(Charts and diagrams as code)
▬▬▬

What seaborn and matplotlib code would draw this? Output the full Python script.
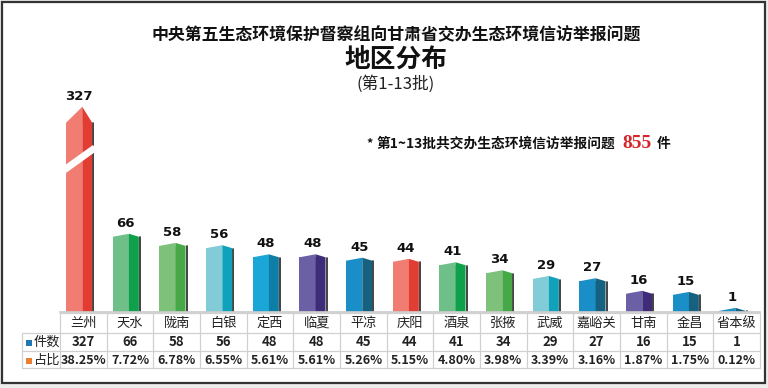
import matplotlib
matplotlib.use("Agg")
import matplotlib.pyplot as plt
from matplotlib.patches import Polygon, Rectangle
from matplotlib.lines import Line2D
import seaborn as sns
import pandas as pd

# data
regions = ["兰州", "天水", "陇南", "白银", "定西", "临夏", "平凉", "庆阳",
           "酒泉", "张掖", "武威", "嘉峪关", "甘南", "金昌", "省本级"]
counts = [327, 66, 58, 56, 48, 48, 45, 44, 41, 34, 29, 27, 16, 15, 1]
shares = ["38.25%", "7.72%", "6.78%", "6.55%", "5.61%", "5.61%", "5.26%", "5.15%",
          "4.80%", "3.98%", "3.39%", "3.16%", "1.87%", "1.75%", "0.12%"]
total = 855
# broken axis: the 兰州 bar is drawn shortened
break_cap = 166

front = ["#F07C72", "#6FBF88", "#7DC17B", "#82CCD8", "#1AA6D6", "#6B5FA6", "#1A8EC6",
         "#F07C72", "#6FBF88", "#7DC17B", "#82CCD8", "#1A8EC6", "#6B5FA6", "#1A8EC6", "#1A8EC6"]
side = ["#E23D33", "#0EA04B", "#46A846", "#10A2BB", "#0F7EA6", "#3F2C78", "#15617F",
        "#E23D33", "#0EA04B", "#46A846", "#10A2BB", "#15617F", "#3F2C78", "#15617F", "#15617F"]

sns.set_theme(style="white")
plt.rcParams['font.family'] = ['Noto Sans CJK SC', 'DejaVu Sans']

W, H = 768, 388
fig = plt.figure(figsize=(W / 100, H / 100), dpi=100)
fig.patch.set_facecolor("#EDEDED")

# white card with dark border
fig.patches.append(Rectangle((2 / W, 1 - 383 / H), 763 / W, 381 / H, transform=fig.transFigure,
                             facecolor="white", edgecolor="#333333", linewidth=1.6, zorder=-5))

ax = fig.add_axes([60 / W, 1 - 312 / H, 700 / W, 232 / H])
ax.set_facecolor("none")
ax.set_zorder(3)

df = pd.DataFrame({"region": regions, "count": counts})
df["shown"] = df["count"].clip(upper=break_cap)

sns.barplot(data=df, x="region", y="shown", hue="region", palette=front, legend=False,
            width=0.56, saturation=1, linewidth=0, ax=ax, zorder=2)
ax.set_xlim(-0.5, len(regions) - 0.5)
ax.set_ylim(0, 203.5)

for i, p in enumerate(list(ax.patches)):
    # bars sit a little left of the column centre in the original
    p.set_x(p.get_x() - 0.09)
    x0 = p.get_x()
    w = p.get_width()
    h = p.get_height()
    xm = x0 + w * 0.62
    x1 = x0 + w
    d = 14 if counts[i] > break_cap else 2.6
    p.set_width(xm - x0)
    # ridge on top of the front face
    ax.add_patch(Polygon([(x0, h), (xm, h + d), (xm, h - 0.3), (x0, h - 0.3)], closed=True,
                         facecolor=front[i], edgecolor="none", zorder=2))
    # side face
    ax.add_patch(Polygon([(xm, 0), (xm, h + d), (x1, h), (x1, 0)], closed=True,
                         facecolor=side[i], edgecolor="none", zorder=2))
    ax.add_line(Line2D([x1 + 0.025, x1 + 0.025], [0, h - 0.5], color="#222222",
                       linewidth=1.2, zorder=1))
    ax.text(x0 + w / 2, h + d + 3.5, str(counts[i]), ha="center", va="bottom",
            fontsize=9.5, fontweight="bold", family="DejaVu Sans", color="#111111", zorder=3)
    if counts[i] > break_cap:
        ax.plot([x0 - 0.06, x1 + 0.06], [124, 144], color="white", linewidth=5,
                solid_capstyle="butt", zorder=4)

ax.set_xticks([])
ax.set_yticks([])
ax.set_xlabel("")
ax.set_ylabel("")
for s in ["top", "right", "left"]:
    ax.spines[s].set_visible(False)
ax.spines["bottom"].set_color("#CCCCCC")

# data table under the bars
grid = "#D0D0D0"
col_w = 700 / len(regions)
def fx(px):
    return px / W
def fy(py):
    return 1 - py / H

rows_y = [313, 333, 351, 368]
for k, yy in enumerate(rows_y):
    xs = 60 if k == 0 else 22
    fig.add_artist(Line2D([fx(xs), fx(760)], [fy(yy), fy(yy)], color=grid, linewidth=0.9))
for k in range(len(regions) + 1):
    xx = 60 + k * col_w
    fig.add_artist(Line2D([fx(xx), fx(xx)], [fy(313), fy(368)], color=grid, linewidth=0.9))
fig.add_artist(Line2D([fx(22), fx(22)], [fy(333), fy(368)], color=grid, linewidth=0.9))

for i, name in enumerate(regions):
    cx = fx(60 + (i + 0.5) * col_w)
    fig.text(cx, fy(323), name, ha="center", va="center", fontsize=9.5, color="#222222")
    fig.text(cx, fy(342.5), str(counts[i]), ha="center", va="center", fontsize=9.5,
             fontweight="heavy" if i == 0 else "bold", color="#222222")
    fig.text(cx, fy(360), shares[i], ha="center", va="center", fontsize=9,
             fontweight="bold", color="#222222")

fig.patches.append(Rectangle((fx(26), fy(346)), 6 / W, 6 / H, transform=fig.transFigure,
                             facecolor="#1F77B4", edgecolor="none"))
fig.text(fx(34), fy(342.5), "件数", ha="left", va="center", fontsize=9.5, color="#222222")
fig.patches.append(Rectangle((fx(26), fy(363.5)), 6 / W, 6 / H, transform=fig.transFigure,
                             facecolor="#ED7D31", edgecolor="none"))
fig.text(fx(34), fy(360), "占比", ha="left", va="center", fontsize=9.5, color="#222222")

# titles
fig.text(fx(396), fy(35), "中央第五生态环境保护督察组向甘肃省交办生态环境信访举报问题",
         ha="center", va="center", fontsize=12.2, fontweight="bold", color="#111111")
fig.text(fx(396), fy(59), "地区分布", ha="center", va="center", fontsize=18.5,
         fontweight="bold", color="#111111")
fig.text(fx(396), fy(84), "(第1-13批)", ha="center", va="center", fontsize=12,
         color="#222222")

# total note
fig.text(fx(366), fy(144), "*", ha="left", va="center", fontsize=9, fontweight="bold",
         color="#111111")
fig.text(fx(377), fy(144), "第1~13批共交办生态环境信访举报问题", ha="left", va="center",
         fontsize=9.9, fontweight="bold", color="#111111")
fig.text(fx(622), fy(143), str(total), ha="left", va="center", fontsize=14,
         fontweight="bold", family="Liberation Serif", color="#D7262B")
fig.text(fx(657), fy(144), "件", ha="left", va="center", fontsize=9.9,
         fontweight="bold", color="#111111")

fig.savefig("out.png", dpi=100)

▬▬▬

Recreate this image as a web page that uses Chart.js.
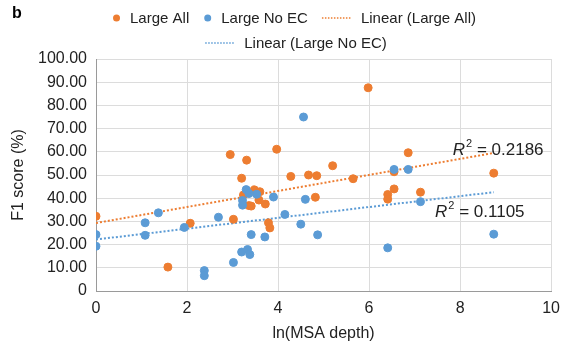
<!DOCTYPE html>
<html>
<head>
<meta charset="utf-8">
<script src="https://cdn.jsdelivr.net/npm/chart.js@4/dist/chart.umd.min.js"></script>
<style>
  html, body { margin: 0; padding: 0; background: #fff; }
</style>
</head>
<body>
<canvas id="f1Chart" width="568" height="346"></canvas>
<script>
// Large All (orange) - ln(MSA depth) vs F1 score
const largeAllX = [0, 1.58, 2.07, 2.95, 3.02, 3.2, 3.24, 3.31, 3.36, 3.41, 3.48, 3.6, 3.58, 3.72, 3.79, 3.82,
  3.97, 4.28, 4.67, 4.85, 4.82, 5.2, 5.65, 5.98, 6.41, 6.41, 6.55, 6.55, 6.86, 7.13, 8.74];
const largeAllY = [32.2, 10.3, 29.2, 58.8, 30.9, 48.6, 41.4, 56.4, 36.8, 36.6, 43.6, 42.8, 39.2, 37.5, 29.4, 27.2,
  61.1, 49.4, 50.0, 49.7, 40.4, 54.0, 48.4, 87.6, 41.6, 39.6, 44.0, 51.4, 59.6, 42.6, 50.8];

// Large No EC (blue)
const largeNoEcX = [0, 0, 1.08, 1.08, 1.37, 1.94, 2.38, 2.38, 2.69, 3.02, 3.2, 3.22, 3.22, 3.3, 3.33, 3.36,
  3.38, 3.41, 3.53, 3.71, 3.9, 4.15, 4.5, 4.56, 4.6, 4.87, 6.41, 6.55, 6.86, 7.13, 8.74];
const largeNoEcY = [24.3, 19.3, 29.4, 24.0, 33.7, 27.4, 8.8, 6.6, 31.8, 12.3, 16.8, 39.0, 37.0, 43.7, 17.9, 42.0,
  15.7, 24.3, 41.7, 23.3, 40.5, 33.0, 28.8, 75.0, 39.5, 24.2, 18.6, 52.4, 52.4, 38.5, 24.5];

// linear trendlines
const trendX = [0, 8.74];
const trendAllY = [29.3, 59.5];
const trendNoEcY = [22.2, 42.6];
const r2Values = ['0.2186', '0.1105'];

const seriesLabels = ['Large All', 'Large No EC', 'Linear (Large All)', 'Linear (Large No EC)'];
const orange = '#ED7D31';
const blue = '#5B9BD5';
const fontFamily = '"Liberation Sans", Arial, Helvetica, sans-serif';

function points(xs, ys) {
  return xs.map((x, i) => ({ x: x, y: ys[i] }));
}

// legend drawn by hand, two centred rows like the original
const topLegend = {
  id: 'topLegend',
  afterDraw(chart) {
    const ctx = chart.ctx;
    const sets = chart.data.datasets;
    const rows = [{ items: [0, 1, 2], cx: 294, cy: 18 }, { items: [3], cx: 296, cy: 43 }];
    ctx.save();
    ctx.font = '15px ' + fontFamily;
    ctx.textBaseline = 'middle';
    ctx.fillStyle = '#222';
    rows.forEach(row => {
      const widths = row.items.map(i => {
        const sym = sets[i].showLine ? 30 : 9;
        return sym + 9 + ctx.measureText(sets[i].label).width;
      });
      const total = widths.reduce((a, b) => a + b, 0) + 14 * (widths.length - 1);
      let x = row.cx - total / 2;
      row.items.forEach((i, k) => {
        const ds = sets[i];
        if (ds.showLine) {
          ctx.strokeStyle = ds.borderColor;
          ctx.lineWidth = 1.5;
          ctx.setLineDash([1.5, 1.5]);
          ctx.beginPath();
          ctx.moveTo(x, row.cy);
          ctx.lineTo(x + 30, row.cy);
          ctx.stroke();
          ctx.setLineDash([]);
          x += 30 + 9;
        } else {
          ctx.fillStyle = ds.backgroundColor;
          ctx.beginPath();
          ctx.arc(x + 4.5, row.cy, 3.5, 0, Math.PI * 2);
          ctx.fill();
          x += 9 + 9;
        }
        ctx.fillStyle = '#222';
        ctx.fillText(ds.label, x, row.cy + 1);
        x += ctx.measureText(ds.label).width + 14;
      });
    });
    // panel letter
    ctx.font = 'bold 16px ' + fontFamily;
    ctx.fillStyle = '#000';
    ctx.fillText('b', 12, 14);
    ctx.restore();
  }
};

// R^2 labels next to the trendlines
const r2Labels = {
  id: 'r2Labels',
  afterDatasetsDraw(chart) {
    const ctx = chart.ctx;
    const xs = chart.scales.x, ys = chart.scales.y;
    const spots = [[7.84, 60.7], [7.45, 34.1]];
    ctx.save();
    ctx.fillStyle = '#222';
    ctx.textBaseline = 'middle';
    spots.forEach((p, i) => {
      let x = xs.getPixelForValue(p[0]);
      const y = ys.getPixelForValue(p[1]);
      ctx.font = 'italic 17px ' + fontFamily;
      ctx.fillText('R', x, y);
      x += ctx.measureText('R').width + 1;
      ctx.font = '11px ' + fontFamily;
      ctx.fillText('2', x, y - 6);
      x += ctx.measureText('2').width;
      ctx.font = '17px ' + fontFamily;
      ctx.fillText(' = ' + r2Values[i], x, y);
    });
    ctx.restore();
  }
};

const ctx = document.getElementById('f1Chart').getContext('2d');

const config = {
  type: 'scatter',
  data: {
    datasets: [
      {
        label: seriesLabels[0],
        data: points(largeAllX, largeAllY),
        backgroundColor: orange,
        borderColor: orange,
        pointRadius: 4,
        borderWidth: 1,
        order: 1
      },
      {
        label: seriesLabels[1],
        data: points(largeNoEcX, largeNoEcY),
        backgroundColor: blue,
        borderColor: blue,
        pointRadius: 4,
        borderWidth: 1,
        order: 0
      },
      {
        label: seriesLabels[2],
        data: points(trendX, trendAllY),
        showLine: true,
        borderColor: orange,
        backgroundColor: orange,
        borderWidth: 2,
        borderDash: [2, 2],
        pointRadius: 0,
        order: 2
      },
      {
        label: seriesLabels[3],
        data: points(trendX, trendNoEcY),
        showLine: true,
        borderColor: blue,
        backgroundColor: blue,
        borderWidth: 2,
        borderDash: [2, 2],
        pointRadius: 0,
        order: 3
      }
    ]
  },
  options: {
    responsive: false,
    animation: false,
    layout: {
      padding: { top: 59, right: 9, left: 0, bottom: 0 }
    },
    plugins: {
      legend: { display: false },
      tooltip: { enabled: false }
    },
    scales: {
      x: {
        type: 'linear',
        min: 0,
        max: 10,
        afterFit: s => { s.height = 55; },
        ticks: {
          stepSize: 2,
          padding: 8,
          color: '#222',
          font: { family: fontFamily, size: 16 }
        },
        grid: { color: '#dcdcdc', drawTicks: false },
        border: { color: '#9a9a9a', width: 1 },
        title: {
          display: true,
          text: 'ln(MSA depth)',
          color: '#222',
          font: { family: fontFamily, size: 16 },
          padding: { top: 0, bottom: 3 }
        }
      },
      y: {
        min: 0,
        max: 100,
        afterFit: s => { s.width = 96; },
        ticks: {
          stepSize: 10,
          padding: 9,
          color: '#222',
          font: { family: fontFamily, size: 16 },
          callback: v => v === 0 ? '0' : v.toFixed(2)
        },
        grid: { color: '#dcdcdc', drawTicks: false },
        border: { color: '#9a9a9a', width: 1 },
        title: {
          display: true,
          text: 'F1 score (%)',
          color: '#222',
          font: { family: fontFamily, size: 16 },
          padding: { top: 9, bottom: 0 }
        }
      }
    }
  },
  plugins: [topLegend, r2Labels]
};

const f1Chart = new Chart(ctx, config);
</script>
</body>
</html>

▬▬▬

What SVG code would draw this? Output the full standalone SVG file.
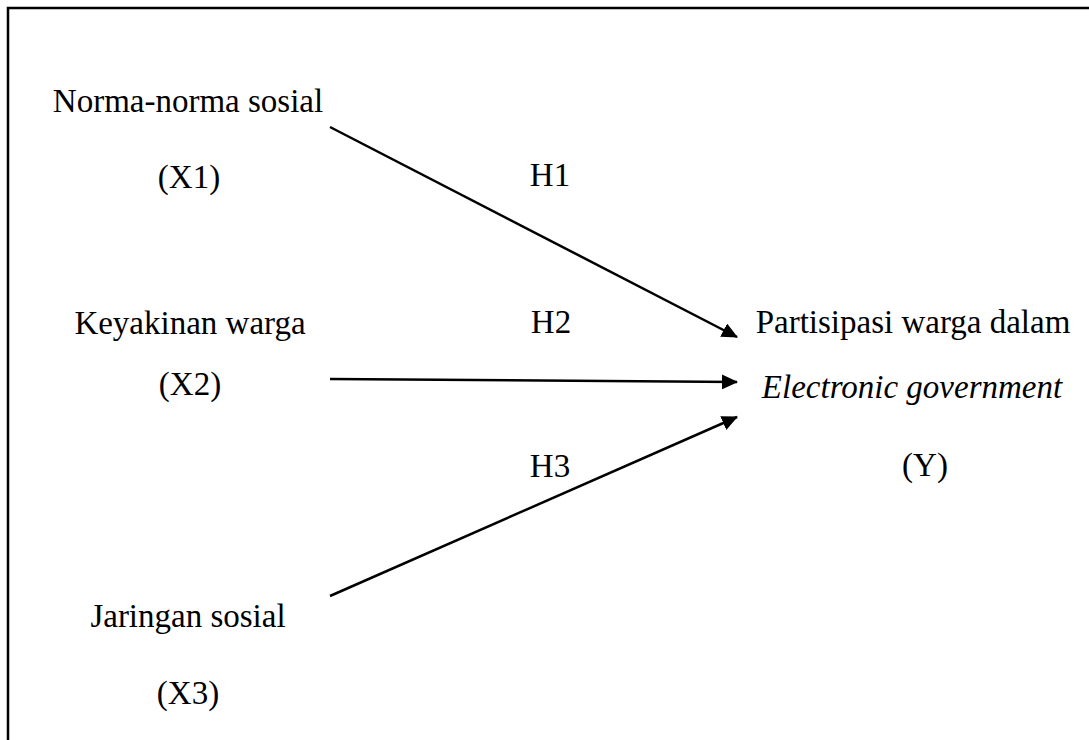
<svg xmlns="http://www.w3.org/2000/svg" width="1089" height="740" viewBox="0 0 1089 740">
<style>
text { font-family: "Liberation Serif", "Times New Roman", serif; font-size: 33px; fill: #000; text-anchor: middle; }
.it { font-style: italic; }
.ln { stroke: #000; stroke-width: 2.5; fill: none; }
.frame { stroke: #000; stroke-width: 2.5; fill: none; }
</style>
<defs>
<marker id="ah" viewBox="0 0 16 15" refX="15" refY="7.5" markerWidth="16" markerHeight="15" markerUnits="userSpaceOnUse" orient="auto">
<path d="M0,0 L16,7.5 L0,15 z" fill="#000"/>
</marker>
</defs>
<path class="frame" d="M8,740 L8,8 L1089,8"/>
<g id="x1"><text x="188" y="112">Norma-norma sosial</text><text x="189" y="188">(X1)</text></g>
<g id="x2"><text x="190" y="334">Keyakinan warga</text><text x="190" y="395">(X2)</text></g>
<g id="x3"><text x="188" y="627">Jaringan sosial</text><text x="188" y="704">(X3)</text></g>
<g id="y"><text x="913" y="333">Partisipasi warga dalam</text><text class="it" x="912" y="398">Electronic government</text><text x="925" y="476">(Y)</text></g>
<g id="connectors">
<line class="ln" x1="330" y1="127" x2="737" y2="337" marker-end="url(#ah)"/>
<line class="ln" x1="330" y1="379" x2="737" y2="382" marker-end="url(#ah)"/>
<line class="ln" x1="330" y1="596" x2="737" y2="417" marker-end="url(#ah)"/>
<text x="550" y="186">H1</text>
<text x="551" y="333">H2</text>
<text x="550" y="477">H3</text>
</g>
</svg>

▬▬▬

Work to do.
Nothing but the lines from the one containing "What seaborn and" through the one containing "import pandas as pd" should be echoed, each exactly as it stands; pictures are excluded.

Correct answer.
What seaborn and matplotlib code would draw this? Output the full Python script.
import matplotlib
matplotlib.use("Agg")
import matplotlib.pyplot as plt
from matplotlib.patches import Polygon, Rectangle
from matplotlib.lines import Line2D
import seaborn as sns
import pandas as pd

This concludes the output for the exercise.